Entries from a dataset:
------------------------

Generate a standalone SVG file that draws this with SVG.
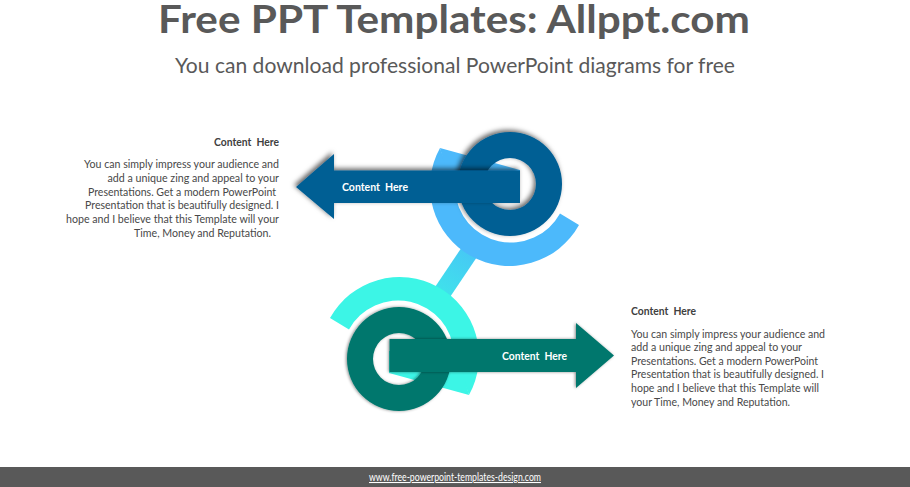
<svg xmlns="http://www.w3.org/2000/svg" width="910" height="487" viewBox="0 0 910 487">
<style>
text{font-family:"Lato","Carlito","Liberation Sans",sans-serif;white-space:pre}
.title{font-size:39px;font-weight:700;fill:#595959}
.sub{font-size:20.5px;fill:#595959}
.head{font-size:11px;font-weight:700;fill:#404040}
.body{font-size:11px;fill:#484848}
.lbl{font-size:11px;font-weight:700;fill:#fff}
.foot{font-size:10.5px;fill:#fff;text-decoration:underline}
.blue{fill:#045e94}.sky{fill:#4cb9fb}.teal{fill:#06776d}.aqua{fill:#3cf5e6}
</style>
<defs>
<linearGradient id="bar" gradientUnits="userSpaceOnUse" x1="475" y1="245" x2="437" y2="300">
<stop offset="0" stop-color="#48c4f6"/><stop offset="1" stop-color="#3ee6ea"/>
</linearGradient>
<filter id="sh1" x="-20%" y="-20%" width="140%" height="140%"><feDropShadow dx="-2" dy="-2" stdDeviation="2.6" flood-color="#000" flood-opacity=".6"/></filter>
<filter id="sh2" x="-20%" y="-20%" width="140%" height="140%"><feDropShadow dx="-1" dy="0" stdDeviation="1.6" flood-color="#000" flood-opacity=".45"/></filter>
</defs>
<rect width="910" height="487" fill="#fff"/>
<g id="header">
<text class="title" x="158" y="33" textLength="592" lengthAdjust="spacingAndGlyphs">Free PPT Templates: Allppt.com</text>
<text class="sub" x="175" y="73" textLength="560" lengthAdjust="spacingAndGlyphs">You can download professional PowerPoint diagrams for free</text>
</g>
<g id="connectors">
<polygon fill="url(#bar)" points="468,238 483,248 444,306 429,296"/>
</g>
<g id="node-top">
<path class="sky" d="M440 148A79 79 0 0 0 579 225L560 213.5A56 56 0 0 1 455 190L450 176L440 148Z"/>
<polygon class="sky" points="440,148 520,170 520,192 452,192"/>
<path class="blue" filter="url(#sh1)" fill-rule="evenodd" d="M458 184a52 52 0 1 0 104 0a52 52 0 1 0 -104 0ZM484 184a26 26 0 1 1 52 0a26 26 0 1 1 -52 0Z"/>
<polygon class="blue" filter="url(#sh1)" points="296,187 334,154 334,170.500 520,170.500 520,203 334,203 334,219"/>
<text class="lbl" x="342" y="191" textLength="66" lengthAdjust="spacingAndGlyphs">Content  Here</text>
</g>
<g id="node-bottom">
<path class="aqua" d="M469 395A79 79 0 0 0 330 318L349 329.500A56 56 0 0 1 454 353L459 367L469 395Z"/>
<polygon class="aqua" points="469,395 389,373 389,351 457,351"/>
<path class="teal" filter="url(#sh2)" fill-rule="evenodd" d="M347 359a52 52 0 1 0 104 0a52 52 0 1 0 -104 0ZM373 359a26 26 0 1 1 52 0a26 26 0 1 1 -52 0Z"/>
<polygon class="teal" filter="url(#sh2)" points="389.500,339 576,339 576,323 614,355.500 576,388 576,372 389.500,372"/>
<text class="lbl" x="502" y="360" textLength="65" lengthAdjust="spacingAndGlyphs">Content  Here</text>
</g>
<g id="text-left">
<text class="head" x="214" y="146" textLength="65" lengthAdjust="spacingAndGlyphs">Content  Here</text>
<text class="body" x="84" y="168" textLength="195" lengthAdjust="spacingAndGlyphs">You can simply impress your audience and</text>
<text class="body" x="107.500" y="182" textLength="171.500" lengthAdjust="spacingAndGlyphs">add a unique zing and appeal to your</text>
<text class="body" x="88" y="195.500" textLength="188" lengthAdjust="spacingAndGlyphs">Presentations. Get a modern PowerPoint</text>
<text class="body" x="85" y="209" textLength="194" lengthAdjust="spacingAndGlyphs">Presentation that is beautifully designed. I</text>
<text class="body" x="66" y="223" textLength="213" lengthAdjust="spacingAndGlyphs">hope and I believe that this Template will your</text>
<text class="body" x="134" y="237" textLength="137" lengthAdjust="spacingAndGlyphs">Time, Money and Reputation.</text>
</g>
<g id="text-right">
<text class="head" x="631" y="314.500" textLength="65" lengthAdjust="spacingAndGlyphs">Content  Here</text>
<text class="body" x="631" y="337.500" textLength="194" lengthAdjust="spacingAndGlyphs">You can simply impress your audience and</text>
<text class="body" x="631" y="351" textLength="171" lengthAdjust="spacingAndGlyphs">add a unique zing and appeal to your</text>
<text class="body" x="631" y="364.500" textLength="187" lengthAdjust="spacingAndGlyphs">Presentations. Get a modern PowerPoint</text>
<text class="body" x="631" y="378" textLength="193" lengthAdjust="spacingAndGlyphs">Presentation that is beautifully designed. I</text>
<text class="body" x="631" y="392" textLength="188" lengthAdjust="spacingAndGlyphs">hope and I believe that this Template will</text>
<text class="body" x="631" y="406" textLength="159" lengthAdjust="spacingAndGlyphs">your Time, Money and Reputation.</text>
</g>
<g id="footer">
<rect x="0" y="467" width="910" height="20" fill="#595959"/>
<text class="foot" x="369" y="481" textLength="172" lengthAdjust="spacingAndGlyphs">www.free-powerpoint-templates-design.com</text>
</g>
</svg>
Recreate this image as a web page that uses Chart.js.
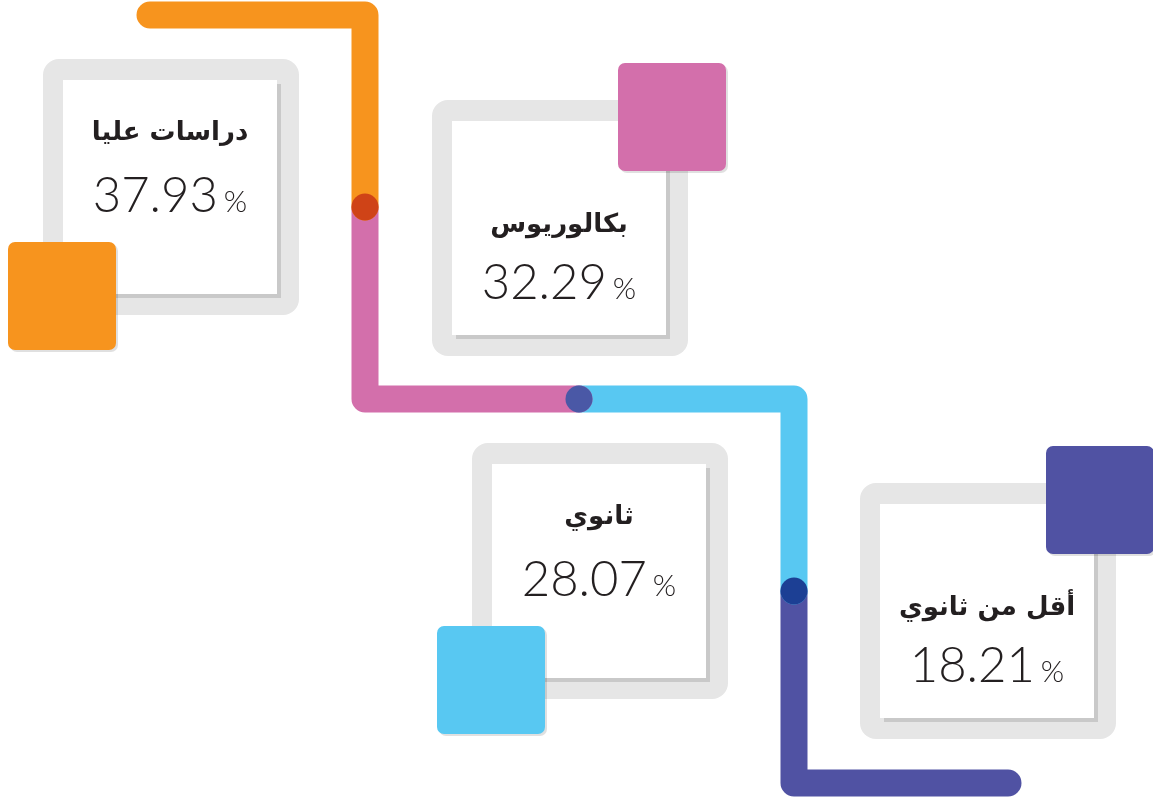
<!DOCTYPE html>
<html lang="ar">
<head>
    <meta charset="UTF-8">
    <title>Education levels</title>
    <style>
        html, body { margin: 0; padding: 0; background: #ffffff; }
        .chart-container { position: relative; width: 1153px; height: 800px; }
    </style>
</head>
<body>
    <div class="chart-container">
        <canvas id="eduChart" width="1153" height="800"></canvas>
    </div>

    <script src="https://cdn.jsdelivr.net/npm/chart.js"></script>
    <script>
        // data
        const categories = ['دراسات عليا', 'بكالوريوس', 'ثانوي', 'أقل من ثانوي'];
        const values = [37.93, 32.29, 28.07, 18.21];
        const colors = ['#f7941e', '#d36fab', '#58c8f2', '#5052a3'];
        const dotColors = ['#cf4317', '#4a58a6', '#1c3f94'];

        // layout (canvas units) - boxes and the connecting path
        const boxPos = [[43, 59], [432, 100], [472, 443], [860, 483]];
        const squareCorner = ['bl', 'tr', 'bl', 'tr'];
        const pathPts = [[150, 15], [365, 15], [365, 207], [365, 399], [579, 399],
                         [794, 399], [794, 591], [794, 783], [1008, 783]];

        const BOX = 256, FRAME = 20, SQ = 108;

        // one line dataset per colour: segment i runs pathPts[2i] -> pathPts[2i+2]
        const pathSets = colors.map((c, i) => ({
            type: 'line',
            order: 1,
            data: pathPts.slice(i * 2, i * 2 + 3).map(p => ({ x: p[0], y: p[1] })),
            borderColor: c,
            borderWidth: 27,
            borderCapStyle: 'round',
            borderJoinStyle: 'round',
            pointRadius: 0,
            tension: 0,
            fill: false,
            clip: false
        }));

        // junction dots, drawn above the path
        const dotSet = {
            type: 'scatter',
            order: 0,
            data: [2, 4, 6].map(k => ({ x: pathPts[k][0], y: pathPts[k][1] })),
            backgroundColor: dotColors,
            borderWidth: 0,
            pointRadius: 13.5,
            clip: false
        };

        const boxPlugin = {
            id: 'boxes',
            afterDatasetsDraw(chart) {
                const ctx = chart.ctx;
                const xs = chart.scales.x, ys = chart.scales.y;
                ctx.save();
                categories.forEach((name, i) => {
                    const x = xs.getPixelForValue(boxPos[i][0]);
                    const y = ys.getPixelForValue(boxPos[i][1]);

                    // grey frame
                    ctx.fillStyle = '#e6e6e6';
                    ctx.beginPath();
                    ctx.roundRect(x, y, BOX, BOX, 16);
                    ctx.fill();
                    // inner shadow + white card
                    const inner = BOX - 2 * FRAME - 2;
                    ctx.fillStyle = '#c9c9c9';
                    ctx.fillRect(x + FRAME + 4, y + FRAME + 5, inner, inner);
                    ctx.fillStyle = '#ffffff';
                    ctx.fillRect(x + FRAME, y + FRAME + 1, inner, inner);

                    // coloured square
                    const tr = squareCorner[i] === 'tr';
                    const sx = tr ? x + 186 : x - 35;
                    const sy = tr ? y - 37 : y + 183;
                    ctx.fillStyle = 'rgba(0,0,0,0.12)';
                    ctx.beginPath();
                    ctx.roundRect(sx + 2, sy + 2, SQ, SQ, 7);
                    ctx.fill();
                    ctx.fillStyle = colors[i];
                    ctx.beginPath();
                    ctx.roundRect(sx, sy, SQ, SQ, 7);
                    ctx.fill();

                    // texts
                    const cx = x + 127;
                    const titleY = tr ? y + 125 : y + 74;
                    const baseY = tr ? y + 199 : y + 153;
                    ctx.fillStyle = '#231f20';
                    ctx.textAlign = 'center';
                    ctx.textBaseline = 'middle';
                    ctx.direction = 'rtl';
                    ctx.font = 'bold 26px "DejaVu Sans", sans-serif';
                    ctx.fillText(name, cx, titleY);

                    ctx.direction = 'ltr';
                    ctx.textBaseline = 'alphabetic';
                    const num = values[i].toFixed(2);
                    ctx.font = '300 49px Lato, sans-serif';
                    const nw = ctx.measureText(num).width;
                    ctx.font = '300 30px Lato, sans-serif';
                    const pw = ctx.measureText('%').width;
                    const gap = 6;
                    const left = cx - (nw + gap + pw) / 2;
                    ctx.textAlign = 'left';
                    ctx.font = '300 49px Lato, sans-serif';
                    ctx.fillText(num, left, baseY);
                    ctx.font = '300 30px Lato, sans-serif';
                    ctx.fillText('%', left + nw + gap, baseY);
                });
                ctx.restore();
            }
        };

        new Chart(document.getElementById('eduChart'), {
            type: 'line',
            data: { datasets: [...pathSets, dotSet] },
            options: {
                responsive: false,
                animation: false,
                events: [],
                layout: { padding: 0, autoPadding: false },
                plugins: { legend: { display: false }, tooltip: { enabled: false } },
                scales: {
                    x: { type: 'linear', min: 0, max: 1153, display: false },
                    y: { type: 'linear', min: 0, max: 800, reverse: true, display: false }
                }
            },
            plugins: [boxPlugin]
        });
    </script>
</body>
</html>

------------------------

EXERCISE GOAL
Your task is to reproduce only the lines from the one with "Recreate this image" through the one with "const dotColors = ['#cf4317', '#4a58a6', '#1c3f94'];", keeping both ends. Skip every picture.

WORKED SOLUTION
Recreate this image as a web page that uses Chart.js.
<!DOCTYPE html>
<html lang="ar">
<head>
    <meta charset="UTF-8">
    <title>Education levels</title>
    <style>
        html, body { margin: 0; padding: 0; background: #ffffff; }
        .chart-container { position: relative; width: 1153px; height: 800px; }
    </style>
</head>
<body>
    <div class="chart-container">
        <canvas id="eduChart" width="1153" height="800"></canvas>
    </div>

    <script src="https://cdn.jsdelivr.net/npm/chart.js"></script>
    <script>
        // data
        const categories = ['دراسات عليا', 'بكالوريوس', 'ثانوي', 'أقل من ثانوي'];
        const values = [37.93, 32.29, 28.07, 18.21];
        const colors = ['#f7941e', '#d36fab', '#58c8f2', '#5052a3'];
        const dotColors = ['#cf4317', '#4a58a6', '#1c3f94'];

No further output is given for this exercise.